Because the natural consequences of sex relations are very different for men and for women, and because they often result in children, norms of natural marriage rose to ensure greater equity between the partners and the optimal well-being of the children. In almost every culture marriage is characterized by four essential norms: 

  1. fidelity, i.e., mutual consent to sexual relations between the marriage partners and with no one else; 
  2. permanence, i.e., lifelong duration of the marriage relationship; 
  3. shared mutual responsibility for offspring; and 
  4. public declaration of the relationship. 
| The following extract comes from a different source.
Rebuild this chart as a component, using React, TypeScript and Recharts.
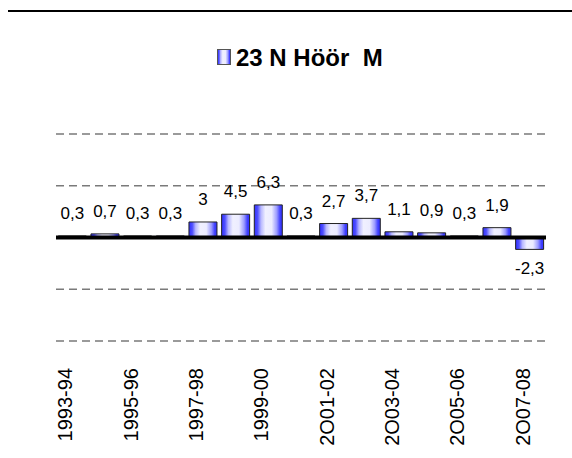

The premise of marriage is presumptively fertile human sexual relations, that is, sex relations capable of producing children. Although not all couples can have children, all children necessarily have a mother and a father; marriage aims to ensure that each child has full access to the care of both joint biological parents. On this premise, same-sex relationships do not qualify for marriage because they are naturally infertile.  The problem is not that the same-sex partners do not produce children—many man/woman partnerships do not produce children either—but that they cannot produce children. 

While same-sex partners may have some kind of relationship with children, it cannot ever be that of a joint biological mother and father.  But this is precisely the natural requirement that marriage has developed to protect and elevate.  Thus, same-sex partners can never achieve the fundamental good that is the central aim of the institution of marriage.

Attempts by same-sex couples to mimic the natural family by acquiring children emphatically illustrates this point: not a single child in the care of same-sex parents has access to the joint care of both of his or her natural parents.  Research evidence has repeatedly shown that such children suffer relative harm as a result.  The presumption of marriage among same-sex parents brings further harm: not only do children fare worse with same-sex parents than with their joint biological parents, but they also fare worse if their same-sex parents presume to be married rather than only cohabiting.  

Committed relationship marriage moves the norms for marriage away from the focus on children at the root of natural marriage to a focus on adult relationships. Marriage is reduced from a set of natural arrangements to a set of emotional attachments.  Gay marriage is but the furthest step thus far in a progression of vitiated and impaired natural arrangements that have, since the mid-twentieth-century, moved children progressively further from the care of joint biological parents which is the central purpose of natural marriage.  Gay cohabiting and marriage relationships formally preclude, by design and intent, the joint care of both biological parents. 

Since a child’s natural biological parents are best suited to care for and raise that child, children in the care of same-sex parents are impaired from achieving their highest wellbeing, compared to children in natural marriages who are in the care of both joint biological parents.